— start —

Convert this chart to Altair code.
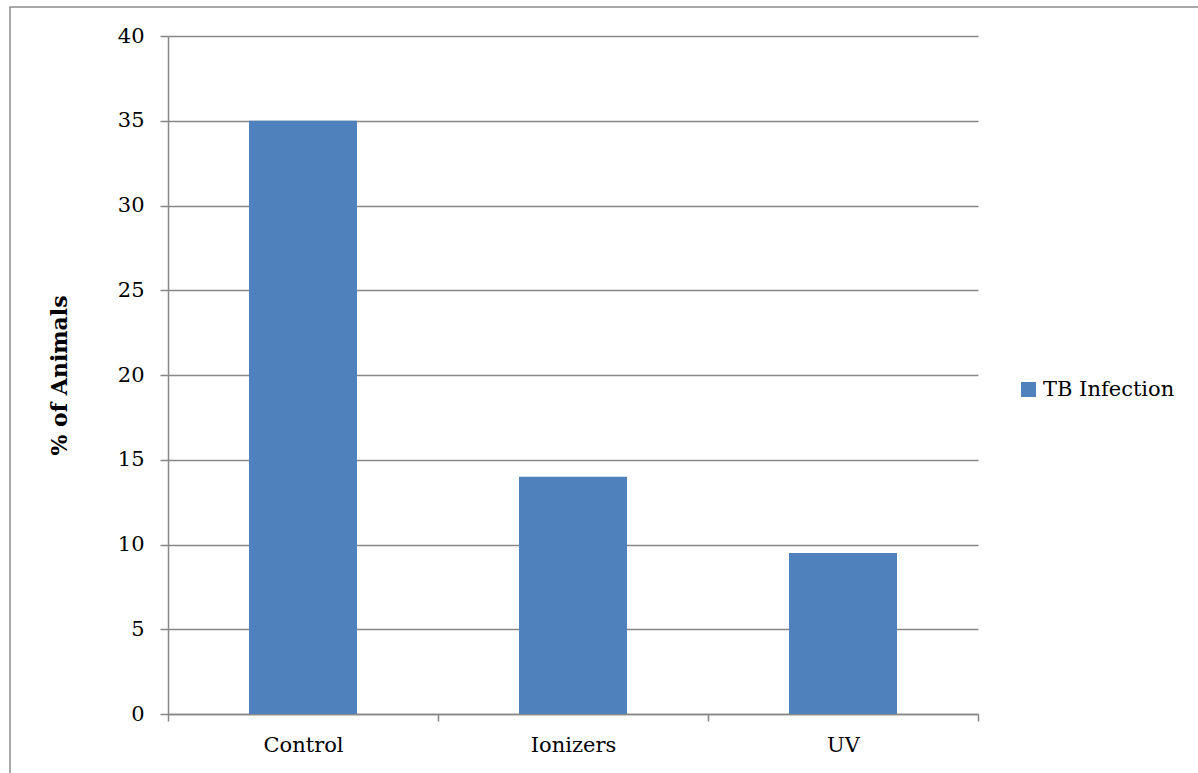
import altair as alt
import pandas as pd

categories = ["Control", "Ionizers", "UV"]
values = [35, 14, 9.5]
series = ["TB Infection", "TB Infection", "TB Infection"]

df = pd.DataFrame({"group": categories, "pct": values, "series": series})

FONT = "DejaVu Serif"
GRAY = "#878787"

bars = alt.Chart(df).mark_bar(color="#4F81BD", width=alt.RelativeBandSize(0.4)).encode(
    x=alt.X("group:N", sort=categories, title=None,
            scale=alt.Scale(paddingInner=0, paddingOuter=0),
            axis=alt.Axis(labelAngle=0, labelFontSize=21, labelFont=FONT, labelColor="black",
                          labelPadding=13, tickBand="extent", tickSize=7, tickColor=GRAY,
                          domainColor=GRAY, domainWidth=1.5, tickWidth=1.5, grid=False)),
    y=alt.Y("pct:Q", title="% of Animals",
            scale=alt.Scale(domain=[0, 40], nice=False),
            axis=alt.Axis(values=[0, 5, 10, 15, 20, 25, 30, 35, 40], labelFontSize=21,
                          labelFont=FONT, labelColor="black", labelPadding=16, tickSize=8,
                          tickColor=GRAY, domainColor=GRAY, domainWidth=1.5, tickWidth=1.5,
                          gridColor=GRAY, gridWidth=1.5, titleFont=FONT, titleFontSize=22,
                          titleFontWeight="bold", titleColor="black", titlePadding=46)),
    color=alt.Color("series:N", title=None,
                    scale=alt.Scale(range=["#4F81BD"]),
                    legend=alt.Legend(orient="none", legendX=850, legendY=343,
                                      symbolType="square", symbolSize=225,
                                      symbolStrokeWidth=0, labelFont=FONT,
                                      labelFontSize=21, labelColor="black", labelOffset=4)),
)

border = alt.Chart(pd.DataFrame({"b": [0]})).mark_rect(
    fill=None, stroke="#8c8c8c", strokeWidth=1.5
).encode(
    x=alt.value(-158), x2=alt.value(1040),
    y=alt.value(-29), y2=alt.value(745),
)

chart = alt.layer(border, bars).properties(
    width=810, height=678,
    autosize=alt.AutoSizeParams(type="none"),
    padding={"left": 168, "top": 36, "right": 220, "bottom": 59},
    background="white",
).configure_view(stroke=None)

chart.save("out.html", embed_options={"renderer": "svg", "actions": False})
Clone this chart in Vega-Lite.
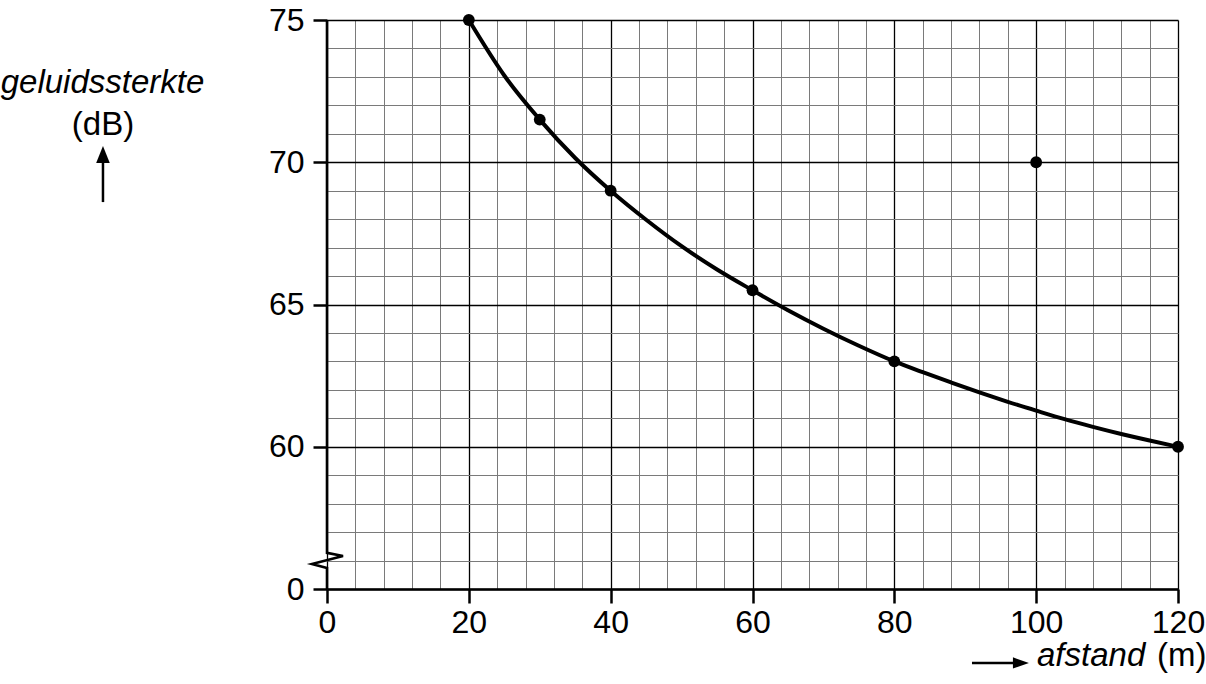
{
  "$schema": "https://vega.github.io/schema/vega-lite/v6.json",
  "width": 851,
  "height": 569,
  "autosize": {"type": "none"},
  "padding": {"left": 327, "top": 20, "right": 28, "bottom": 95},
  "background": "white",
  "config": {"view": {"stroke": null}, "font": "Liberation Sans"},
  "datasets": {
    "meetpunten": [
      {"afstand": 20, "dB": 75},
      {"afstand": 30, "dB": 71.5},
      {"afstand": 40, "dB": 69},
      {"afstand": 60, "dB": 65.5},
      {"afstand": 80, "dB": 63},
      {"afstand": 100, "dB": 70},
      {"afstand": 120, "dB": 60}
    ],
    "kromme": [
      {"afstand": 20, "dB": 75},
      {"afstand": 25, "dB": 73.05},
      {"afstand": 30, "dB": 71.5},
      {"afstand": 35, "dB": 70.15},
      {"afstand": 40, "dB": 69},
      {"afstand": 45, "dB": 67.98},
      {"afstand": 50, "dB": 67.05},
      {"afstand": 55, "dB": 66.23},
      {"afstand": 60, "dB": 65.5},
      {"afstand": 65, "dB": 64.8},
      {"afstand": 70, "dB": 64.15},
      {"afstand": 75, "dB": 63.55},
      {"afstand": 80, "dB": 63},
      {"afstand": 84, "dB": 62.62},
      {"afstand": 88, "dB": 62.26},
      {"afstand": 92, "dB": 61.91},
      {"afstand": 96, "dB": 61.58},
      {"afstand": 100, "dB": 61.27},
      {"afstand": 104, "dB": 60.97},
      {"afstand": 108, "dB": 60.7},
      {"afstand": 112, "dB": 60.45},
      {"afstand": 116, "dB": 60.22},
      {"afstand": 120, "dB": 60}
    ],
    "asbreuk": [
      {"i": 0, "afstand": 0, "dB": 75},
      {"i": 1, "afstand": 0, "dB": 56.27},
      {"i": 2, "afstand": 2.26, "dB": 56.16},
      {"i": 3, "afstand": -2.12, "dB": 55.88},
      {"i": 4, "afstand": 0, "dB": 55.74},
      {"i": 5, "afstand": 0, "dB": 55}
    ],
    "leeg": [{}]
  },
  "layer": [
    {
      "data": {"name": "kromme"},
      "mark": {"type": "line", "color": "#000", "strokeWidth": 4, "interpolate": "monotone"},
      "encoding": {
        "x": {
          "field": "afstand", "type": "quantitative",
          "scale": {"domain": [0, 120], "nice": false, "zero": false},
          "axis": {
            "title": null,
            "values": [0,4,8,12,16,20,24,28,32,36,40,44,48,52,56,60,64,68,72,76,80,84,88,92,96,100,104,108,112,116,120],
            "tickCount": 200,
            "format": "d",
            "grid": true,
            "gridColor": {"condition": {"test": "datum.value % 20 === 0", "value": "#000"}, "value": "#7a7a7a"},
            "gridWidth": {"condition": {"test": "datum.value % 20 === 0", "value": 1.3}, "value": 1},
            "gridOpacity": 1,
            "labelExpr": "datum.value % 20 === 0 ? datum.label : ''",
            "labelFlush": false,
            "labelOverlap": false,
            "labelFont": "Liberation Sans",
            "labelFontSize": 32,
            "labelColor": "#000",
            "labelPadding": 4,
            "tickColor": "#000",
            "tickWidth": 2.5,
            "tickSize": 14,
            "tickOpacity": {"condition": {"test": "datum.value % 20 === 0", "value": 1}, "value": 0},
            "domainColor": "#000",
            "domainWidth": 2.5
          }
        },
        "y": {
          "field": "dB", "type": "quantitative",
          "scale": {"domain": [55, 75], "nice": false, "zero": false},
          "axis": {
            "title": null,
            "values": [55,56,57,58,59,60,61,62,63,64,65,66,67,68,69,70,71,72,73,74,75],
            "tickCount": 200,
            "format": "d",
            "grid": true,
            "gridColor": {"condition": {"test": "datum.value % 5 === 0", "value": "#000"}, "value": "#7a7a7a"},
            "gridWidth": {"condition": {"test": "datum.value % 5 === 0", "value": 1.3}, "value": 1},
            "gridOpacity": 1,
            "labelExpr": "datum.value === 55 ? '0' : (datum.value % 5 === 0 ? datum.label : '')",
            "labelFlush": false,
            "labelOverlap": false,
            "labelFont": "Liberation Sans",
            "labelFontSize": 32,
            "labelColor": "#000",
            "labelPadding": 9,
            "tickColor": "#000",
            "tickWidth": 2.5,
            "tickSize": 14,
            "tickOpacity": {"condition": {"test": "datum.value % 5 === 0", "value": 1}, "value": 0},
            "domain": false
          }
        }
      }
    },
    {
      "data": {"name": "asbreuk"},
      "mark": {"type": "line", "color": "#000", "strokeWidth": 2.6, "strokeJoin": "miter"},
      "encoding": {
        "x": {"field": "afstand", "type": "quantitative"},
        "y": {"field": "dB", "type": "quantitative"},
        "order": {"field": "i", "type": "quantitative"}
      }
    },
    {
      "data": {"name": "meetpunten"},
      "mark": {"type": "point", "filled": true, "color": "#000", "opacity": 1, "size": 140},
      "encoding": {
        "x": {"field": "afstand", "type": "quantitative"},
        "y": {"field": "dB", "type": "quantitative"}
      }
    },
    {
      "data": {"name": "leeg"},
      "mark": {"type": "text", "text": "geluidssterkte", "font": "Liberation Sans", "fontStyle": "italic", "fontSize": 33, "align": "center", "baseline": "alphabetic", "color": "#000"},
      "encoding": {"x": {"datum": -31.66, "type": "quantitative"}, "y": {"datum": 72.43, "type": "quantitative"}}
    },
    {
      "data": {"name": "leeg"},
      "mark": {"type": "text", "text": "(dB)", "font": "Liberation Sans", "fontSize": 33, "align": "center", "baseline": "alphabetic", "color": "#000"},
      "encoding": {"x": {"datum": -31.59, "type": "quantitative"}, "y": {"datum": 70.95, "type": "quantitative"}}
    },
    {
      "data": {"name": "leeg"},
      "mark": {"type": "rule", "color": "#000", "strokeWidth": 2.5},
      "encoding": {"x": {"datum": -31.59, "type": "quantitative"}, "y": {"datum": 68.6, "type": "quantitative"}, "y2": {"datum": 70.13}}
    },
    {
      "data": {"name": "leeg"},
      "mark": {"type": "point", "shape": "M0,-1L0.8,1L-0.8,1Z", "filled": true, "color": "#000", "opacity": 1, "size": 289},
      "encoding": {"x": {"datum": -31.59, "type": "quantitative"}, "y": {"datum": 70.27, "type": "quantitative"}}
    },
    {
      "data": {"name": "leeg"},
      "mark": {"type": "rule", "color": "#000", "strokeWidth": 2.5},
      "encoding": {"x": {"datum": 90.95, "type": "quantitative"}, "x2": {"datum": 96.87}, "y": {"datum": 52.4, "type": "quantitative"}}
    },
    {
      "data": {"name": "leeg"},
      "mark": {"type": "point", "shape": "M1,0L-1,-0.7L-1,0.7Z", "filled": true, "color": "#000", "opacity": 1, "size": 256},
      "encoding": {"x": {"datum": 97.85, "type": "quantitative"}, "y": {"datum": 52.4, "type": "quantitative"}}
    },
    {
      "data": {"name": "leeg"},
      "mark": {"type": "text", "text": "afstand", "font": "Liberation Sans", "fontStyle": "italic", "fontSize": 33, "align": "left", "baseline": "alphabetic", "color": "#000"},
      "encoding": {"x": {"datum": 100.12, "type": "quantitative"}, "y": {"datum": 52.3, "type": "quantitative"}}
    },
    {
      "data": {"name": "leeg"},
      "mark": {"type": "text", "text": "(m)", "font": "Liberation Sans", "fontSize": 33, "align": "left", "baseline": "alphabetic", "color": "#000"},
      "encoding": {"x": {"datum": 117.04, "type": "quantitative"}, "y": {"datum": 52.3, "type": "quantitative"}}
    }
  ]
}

— end —

- Your instructions -
Which lines of the data include "this"? Copy each of them.

- Exercise output -
Convert this chart to Altair code.
Clone this chart in Vega-Lite.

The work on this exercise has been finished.